Todo pervive
—política y estilística— y la literatura se nos marca en la piel más persistentemente que la musiquilla de los anuncios: sufro la visión de un agonizante cuyo último recuerdo es el recuerdo auditivo de un jingle. Zúñiga, en sus relatos sobre la Guerra Civil, practica un doble movimiento inductivo y deductivo, centrípeto y centrífugo, microscópico y de gran angular. Como no confío en la memoria de mis viejas lecturas ni quiero decir generalidades, emulo el procedimiento creativo del autor y me detengo en el relato que abre Largo noviembre de Madrid, “Noviembre, la madre, 1936”: tres hermanos regresan al hogar para repartirse los restos. Quedan cascotes de lo que llamamos “condición humana”. Desde la mezquindad de quien aspira a conservar su estatus hasta cierto rescoldo de luz.

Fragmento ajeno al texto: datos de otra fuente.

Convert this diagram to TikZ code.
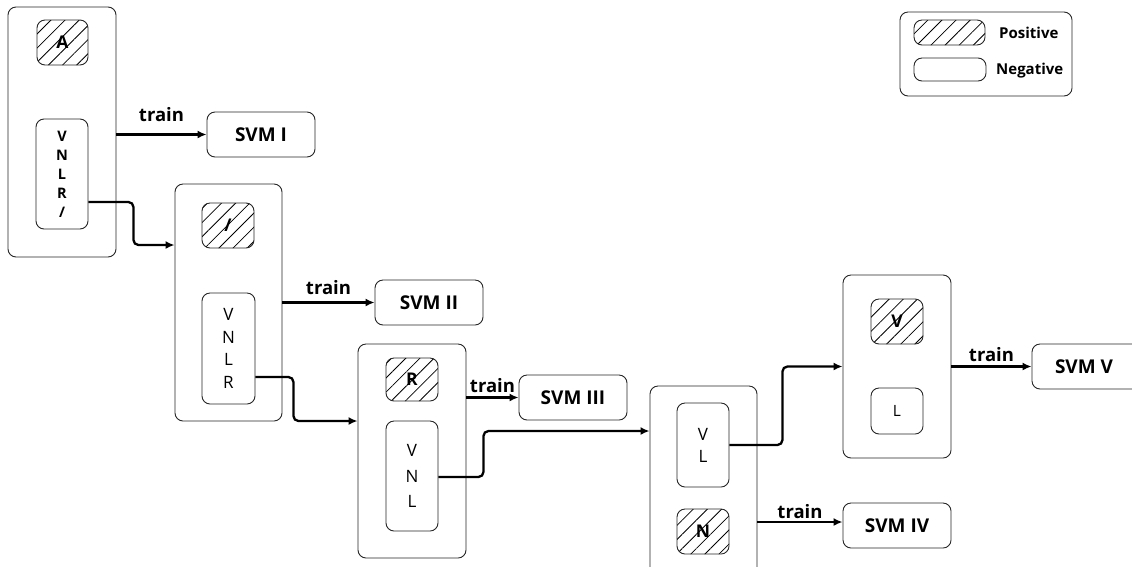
\documentclass[tikz,border=0pt]{standalone}
\usepackage{fontspec}
\setmainfont{Open Sans}
\usetikzlibrary{patterns.meta,arrows.meta}
\tikzset{
  grp/.style={draw=black!85, line width=0.9pt, rounded corners=8pt, inner sep=0pt},
  posbox/.style={draw=black!85, line width=0.9pt, rounded corners=8pt, inner sep=0pt,
    pattern={Lines[angle=45,distance=10pt,line width=0.8pt]},
    font=\bfseries\fontsize{17.5}{17.5}\selectfont},
  negbox/.style={draw=black!85, line width=0.9pt, rounded corners=8pt, inner sep=0pt, fill=white, align=center},
  svmbox/.style={draw=black!85, line width=0.9pt, rounded corners=8pt, inner sep=0pt,
    minimum width=108pt, minimum height=45pt, font=\bfseries\fontsize{19}{19}\selectfont},
  arr/.style={-{Latex[length=9pt,width=8pt]}, line width=2.3pt},
  conn/.style={arr, rounded corners=5pt},
  lbl/.style={font=\bfseries\fontsize{18.5}{18.5}\selectfont, inner sep=0pt},
  leg/.style={font=\bfseries\fontsize{15}{15}\selectfont, inner sep=0pt}
}
\begin{document}
\begin{tikzpicture}[x=1pt,y=-1pt]
\useasboundingbox[fill=white] (0,0) rectangle (1132,566);
\clip (0,0) rectangle (1132,566);

% group 1
\node[grp, minimum width=108pt, minimum height=250pt] (box1) at (62,132) {};
\node[posbox, minimum width=51pt, minimum height=45pt] (p1) at (62.5,42.5) {A};
\node[negbox, minimum width=52pt, minimum height=110pt,
  font=\bfseries\fontsize{14.5}{19}\selectfont] (n1) at (62,174) {V\\N\\L\\R\\/};
\node[svmbox] (svm1) at (261,134.5) {SVM I};

% group 2
\node[grp, minimum width=107pt, minimum height=237pt] (box2) at (228.5,302.5) {};
\node[posbox, minimum width=52pt, minimum height=45pt] (p2) at (228,225.5) {/};
\node[negbox, minimum width=53pt, minimum height=111pt,
  font=\fontsize{17}{22.5}\selectfont] (n2) at (228.5,348.5) {V\\N\\L\\R};
\node[svmbox] (svm2) at (429,302.5) {SVM II};

% group 3
\node[grp, minimum width=108pt, minimum height=214pt] (box3) at (412,451) {};
\node[posbox, minimum width=52pt, minimum height=43pt] (p3) at (412,379.5) {R};
\node[negbox, minimum width=52pt, minimum height=110pt,
  font=\fontsize{17}{25.5}\selectfont] (n3) at (412,476) {V\\N\\L};
\node[svmbox] (svm3) at (573,397.5) {SVM III};

% group 4
\node[grp, minimum width=107pt, minimum height=189pt] (box4) at (703.5,480.5) {};
\node[negbox, minimum width=52pt, minimum height=84pt,
  font=\fontsize{17}{22}\selectfont] (n4) at (703,445) {V\\L};
\node[posbox, minimum width=52pt, minimum height=45pt] (p4) at (703,531.5) {N};
\node[svmbox] (svm4) at (897,525.5) {SVM IV};

% group 5
\node[grp, minimum width=108pt, minimum height=183pt] (box5) at (897,366.5) {};
\node[posbox, minimum width=52pt, minimum height=45pt] (p5) at (897,321.5) {V};
\node[negbox, minimum width=52pt, minimum height=46pt,
  font=\fontsize{15.5}{15.5}\selectfont] (n5) at (897,411) {L};
\node[svmbox, minimum width=110pt] (svm5) at (1087,366.5) {\hspace*{-6pt}SVM V};

% legend
\node[grp, minimum width=172pt, minimum height=84pt] (legend) at (986,54) {};
\node[posbox, minimum width=71pt, minimum height=25pt] (lp) at (949.5,32.5) {};
\node[negbox, minimum width=72pt, minimum height=23pt] (ln) at (950,69.5) {};
\node[leg, anchor=west] (lpt) at (999,33) {Positive};
\node[leg, anchor=west] (lnt) at (996,71) {Negative};

% train arrows
\draw[arr] (box1.east |- svm1.west) -- node[lbl, above=12pt] {train} (svm1.west);
\draw[arr] (box2.east |- svm2.west) -- node[lbl, above=7pt] {train} (svm2.west);
\draw[arr] (box3.east |- svm3.west) -- node[lbl, above=4pt] {train} (svm3.west);
\draw[arr] ([yshift=3.5pt]box4.east |- svm4.west) -- node[lbl, above=2pt] {train} ([yshift=3.5pt]svm4.west);
\draw[arr] (box5.east |- svm5.west) -- node[lbl, above=4pt] {train} (svm5.west);

% connectors between groups
\draw[conn] ([yshift=-28pt]n1.east) -- ++(45,0) |- ([yshift=57.5pt]box2.west);
\draw[conn] ([yshift=-28.5pt]n2.east) -- ++(38,0) |- ([yshift=30pt]box3.west);
\draw[conn] ([yshift=-1pt]n3.east) -- ++(45,0) |- ([yshift=49.5pt]box4.west);
\draw[conn] (n4.east) -- ++(53,0) |- (box5.west);
\end{tikzpicture}
\end{document}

En este cuento el narrador en primera persona es un testigo del pasado que no se siente único. Forma parte de una comunidad vencida: “Así éramos entonces”. Ese yo, que anula la falsa oposición entre el individuo y la primera persona del plural, retoma la fibra de memoria de la escritura para definir a los fantasmas. Adopta una posición en la entropía de la guerra. No difumina los contornos, sino que compone un efecto melódico antiletárgico: ofrece una visión simultánea de la catástrofe y de un esplendor con reverso oscuro. Zúñiga cuenta que todo pervive. La voz escanea la anécdota común de esos hijos que vuelven con el temor de no recuperar sus sueños —los sueños suelen ser posesiones—, y al final del relato se aparta de lo tangible para declamar verdades en grandes letras sobre conceptos enormes: guerra, ignominia, destrucción, heroísmo, herencia, derrota. La razón de la esperanza. Zúñiga opera como el cuentista profesional que conoce el valor del expresar sin decir, pero después abandona el prestigiado territorio de la sugerencia para enfangarse con palabras abstractas que escribe con precisión para no caer ni en la grandilocuencia ni en el histrionismo. En retumbantes oquedades. El diagnóstico de un narrador testigo, quizá el propio Zúñiga, se aferra a la razón de la esperanza después de recorrer con prosa alucinada, acumulativa, nebulosa, una ciudad que también está rodeada de niebla por la distancia del recuerdo y el humo de las bombas. La violencia levanta una polvareda desconcertante que la escritura reproduce y limpia; bajo la sinrazón del fratricidio subyace la lógica económica: el trabajo manual de los obreros y obreras de Peña Grande hace la vida más fácil a los señoritos que leen el periódico en los cafés del centro de Madrid. Los relatos de Zúñiga no se entienden si, además de activar compasión y memoria, no se activa el concepto de lucha de clases y la cartografía urbana del dinero.
Madrid es una madre que, pese al hambre y el dolor, asume la importancia histórica de su padecimiento. La lucidez, la “conciencia clara y objetiva”, es la de una mujer de su casa: “Si toman Madrid, matarán a todos”. En el Madrid de la guerra la gente vive la destrucción del hogar: el derribo del orden y la simetría funciona como metáfora de los estragos de la guerra contra el calor, la belleza, la seguridad. Hoy otras violencias dejan también a muchas familias a la intemperie. Los mismos perros con distintos collares. La inhumanidad pervive y la escritura de Zúñiga barre la ciudad en su ruina, aparta el polvo con la mano, llega a una conclusión: hoy hay razones para que todavía nos duela.